Wednesday mornings you’ll find me at Christopher Morley Park in Roslyn, gathering my dinner. No, I’m not foraging in the woods; instead I’m walking through the Farmer’s Market, seeing what’s being offered.
You can build a wonderful meal at the Farmers Market. I always look to see what’s in the icebox at Meredith Sea Food. One week it was flounder and the next, I bought plump sea scallops. If pasta is going to be the side dish, there’s Papa Pasquale Ravioli and Pasta, a family-owned company from Brooklyn that was established 60 years ago and offers, in addition to the many varieties of fresh pasta, Italian cooked specialties such as chicken parm, rice balls and fried Sicilian artichokes.
Another third generation company represented at the market is Horman’s Pickles, with a manufacturing plant in Glen Cove.

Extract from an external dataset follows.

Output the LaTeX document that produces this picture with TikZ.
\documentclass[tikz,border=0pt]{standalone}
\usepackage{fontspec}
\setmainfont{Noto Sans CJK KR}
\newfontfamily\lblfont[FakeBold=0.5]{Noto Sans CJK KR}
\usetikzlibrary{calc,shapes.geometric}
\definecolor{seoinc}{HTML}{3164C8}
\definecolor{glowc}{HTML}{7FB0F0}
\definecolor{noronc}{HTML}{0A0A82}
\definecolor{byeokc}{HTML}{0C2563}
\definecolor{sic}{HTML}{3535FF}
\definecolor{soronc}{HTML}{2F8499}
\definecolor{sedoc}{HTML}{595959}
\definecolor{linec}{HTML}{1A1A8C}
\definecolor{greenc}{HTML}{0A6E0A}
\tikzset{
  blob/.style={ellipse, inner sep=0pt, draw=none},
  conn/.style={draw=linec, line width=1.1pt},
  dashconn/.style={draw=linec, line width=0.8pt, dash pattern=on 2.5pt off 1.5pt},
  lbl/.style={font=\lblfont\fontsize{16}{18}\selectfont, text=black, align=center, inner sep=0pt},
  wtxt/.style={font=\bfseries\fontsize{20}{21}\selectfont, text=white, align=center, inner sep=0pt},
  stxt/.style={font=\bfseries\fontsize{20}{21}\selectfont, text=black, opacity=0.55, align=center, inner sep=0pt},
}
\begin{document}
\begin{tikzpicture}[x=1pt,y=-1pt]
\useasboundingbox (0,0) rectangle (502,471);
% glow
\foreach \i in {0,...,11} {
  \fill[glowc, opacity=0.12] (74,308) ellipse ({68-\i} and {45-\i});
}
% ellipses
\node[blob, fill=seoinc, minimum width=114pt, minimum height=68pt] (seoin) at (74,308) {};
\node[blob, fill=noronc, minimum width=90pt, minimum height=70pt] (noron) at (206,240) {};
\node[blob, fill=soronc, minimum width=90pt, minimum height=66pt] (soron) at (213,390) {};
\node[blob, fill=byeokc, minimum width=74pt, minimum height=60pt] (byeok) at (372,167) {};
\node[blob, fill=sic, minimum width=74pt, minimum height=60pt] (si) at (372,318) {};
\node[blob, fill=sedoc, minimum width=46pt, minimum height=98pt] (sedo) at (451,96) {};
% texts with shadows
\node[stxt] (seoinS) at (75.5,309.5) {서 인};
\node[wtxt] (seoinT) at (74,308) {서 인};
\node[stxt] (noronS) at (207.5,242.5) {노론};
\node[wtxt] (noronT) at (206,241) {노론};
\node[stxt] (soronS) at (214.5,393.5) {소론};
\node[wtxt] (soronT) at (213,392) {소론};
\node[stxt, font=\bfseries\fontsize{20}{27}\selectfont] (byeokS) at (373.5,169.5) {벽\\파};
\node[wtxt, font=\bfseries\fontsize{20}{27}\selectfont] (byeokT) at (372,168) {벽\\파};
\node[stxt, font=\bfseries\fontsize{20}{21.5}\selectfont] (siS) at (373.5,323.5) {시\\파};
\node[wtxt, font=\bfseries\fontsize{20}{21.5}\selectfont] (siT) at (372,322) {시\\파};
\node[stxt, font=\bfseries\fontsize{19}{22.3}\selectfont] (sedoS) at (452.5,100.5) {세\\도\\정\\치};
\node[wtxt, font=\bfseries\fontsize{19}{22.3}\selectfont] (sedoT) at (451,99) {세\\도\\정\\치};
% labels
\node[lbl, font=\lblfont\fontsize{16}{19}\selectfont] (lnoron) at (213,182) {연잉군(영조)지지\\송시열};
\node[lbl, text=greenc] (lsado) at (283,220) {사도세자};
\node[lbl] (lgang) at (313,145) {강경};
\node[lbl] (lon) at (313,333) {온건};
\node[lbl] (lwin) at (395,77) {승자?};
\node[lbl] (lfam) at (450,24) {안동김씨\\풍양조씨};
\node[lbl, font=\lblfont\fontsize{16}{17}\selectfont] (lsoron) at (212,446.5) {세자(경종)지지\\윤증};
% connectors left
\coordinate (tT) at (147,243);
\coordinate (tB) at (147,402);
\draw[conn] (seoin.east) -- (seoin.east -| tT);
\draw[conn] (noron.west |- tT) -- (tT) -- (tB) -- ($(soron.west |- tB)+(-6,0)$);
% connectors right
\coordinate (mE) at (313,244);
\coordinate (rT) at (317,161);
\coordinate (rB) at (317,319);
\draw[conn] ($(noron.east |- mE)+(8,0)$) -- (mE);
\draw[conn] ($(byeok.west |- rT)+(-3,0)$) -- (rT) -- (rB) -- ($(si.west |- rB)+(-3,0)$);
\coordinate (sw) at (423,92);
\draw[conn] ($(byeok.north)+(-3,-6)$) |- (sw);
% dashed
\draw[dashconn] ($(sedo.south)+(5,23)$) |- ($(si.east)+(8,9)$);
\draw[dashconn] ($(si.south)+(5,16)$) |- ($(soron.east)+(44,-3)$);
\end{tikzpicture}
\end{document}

Nicholas Horman says they make over 20 varieties of pickled items plus a Bloody Mary mix. This I had to taste (one of the great things about a farmers market is that much of the food can be tasted). The tomato mixture, which included the usual Worschtershire sauce, horseradish and lemon juice, also contained pickle juice.
For dessert, I can buy fresh plums, peaches and apples at Orchards of Concklin from Pomona, NY (their cider donuts are wonderful as well), macaroons from the Bearded Baker, Aunt Diane’s Cookies and fudge from Linda’s; or bake my own with Raquette River Baking Company’s frozen cookie dough with interesting flavors such as bourbon oatmeal raisin.
It’s always interesting to see what’s being offered at the largest stand–Terry’s Farm. This time fresh pulled potatoes and freshly pulled scallions caught my fancy. I had the romantic image of my own personal—in this case Fred Terry, whose family has been growing out east for almost 400 years—moving along the rows of two-foot tall scallions, plucking them from the ground just for me.
Fred’s wife, Ethel Terry, is the president of Long Island Growers’ Market, the organization they founded that supports the Roslyn market and 10 other sites throughout Long Island. The Terrys organized the first market 24 years ago in Islip. “We had been doing the green market in New York City,” said Ellen, “and were asked if we could help start something on Long Island.”
Today there are over two-dozen vendors at the Roslyn market selling meat, cheese, spice blends, salad dressing, fresh cut flowers, goat cheese and artisanal breads. I appreciated tasting coquito—a frozen Puerto Rican eggnog-style mix prepared by Suzette Montalvo of Bayshore. Take it home frozen and add rum if desired.
The Roslyn market is seven years old and it’s here to stay, said Ethel. She frequently gets calls from vendors wanting to come to the Roslyn market. “You know it’s a good market when vendors go to other markets and are told to call about Roslyn,” she added.
While waiting on line to pay for my vegetables, someone started belting out Happy Birthday. It was Lydia Hall from New Mexico, exploring the market with her sister Marie Bacchi from Lynbrook. Lydia was in town to celebrate her mother’s 100th birthday and since birthdays were on her mind, when she heard that Sarah from the farm stand was celebrating her birthday that day, she couldn’t resist bursting into song. This was Bacchi’s first time at the market. “We’re loving the carrots,” she said. “What a huge bunch and great price.”
They will be back, she said, and so will I, every Wednesday until it closes the end of November.
Christopher Morley Park is at 500 Searingtown Rd. The market is open on Wednesdays, until Nov. 25, from 7 a.m. to 1 p.m.